Perhaps, for me, the worst salad ever but the most basic and elegant in a strange kind of way is the standard Indian ‘salaad’, ubiquitous at restaurants of the particularly Punjabi-Chinese-Continental ilk. It has slices of cucumber, tomato, onion and sometimes mooli, all nicely arranged on a dinner plate. Punctuating the display will be small slices of lemon, that you are supposed to squeeze on to the veggies after you have delicately transferred them to your plate and dusted them with salt and pepper. You eat them as a wonderfully persistently aromatic hors d’oeuvres (which I can never spell right without a little help from dictionary.com) or as a crunchy accompaniment to the rest of the meal. There is also the mixed version of that, commonly served in office canteens, which is mainly carrots, cucumber, tomato and onion, with a little cabbage and the occasional sliver of beetroot thrown in. It is served with a small spoon from a large bowl on the counter and is best eaten judiciously – all the constituents are guaranteed to produce amazing amounts of stomach acid or gas, especially when consumed in conjunction with the food itself.
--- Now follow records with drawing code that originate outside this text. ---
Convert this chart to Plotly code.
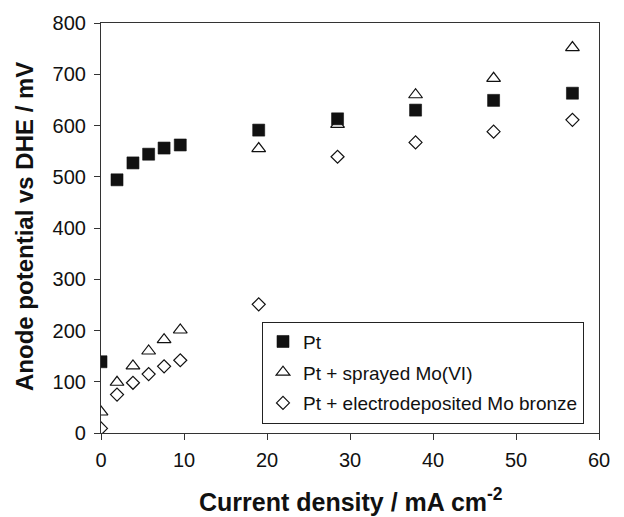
import plotly.graph_objects as go

current_density = [0, 1.93, 3.85, 5.74, 7.6, 9.55, 19.0, 28.5, 37.9, 47.3, 56.8]
pt = [139, 494, 527, 544, 556, 562, 591, 613, 630, 649, 663]
pt_sprayed = [41, 99, 131, 160, 182, 201, 555, 602, 660, 692, 752]
pt_electro = [9, 75, 98, 115, 130, 142, 251, 539, 567, 588, 611]

series_names = ["Pt", "Pt + sprayed Mo(VI)", "Pt + electrodeposited Mo bronze"]
x_ticks = [0, 10, 20, 30, 40, 50, 60]
y_ticks = [0, 100, 200, 300, 400, 500, 600, 700, 800]

FONT = "Liberation Sans, Arial, Helvetica, sans-serif"

fig = go.Figure()
fig.add_trace(go.Scatter(
    x=current_density, y=pt, mode="markers", name=series_names[0],
    legendgroup="a",
    marker=dict(symbol="square", size=12, color="#111111",
                line=dict(width=0.6, color="#111111")),
))
fig.add_trace(go.Scatter(
    x=current_density, y=pt_sprayed, mode="markers", name=series_names[1],
    legendgroup="b",
    marker=dict(symbol="triangle-up-open", size=12, color="#111111",
                line=dict(width=1.2, color="#111111")),
))
fig.add_trace(go.Scatter(
    x=current_density, y=pt_electro, mode="markers", name=series_names[2],
    legendgroup="c",
    marker=dict(symbol="diamond-open", size=10, color="#111111",
                line=dict(width=1.2, color="#111111")),
))

axis_common = dict(
    showgrid=False, zeroline=False, showline=True, linecolor="#333333",
    linewidth=1.2, mirror=True, ticks="outside", ticklen=6,
    tickcolor="#333333", tickwidth=1.2,
    tickfont=dict(family=FONT, size=20, color="#111111"),
)

fig.update_xaxes(range=[0, 60], tickvals=x_ticks, ticktext=[str(v) for v in x_ticks],
                 ticklabelstandoff=3, **axis_common)
fig.update_yaxes(range=[0, 800], tickvals=y_ticks, ticktext=[str(v) for v in y_ticks],
                 ticklabelstandoff=4, **axis_common)

fig.add_annotation(
    text="<b>Anode potential vs DHE / mV</b>", textangle=-90,
    xref="paper", yref="paper", x=(24 - 101) / 498, y=(433 - 224) / 416,
    xanchor="center", yanchor="middle", showarrow=False,
    font=dict(family=FONT, size=24, color="#111111"),
)
fig.add_annotation(
    text="<b>Current density / mA cm<sup>-2</sup></b>",
    xref="paper", yref="paper", x=(351 - 101) / 498, y=(433 - 501) / 416,
    xanchor="center", yanchor="middle", showarrow=False,
    font=dict(family=FONT, size=25, color="#111111"),
)

fig.update_layout(
    width=624, height=517,
    margin=dict(l=101, r=25, t=17, b=84),
    paper_bgcolor="white", plot_bgcolor="white",
    showlegend=True,
    legend=dict(
        x=(262 - 101) / 498, y=(433 - 320) / 416, xanchor="left", yanchor="top",
        bgcolor="white", bordercolor="#222222", borderwidth=1,
        font=dict(family=FONT, size=19, color="#111111"),
        tracegroupgap=3, itemwidth=30,
    ),
)

fig.write_html("out.html")
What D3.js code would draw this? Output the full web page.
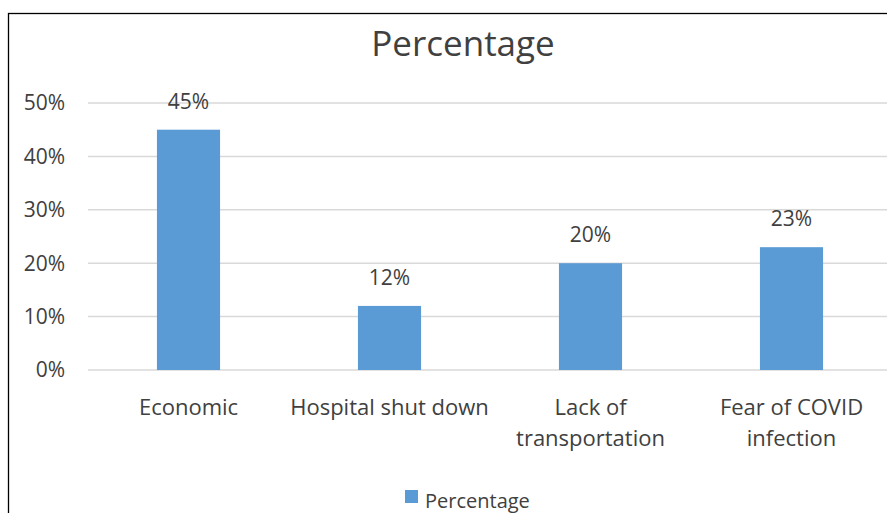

The first time I made a salad was a leafless occasion. I had watched my mother make the usual potato salad and had watched enough television versions of it, along with various other recipes in various other kitchens. But I was feeling adventurous, so I added a little of this and a little of that and created a marvellously fragrant and – as it turned out, I must admit with some immodesty – delicious concoction. It had a base of potatoes, yes, but also incorporated peas, carrots, beans, onions and bits of leftover roast chicken and slivers of juicy pink ham, all bathed gently in an unctuous dressing that blended mayonnaise with yoghurt with grated cheese, garlic, kothmir, dill pickle, olives and mustard. There may have been some salt and pepper, too, I don’t remember. It went on the table redolent of herbs and spices and made us all reek rather of the garlic and onion for what felt like days afterwards.
From that, I graduated to macaroni salads, tuna salad, even coleslaw. But my favourite (at least in theory) was a salad I ate with a close friend that I have written about before, in a place called the Delhi Gymkhana. It was a French food festival and my friend, an elderly army man who had known my family since he and his brother and my father and his brother were in boarding school together, escorted me fondly to it. The food was nothing spectacular, a fairly decent stab at cuisine from that wicked, wicked country called France. But the labels with the large dishes of food were the ultimate delight for me. There was Wall-drop Salad, complete with its apples and walnuts. And for the rest of the meal there was Rose Marry Chicken, a whimsical take on modern taste in culinary matrimony, we giggled. And, of course, for dessert there was the ever-favourite Apple Tart, the ubiquitously army Bread-Butter Pudding and, much to my eternal amusement, Peach Cobbled with Plum Compost. When the wall dropped whatever it did drop, the shoe did too, but we were too overjoyed editorially to protest. It was probably the nicest meal I have had ever!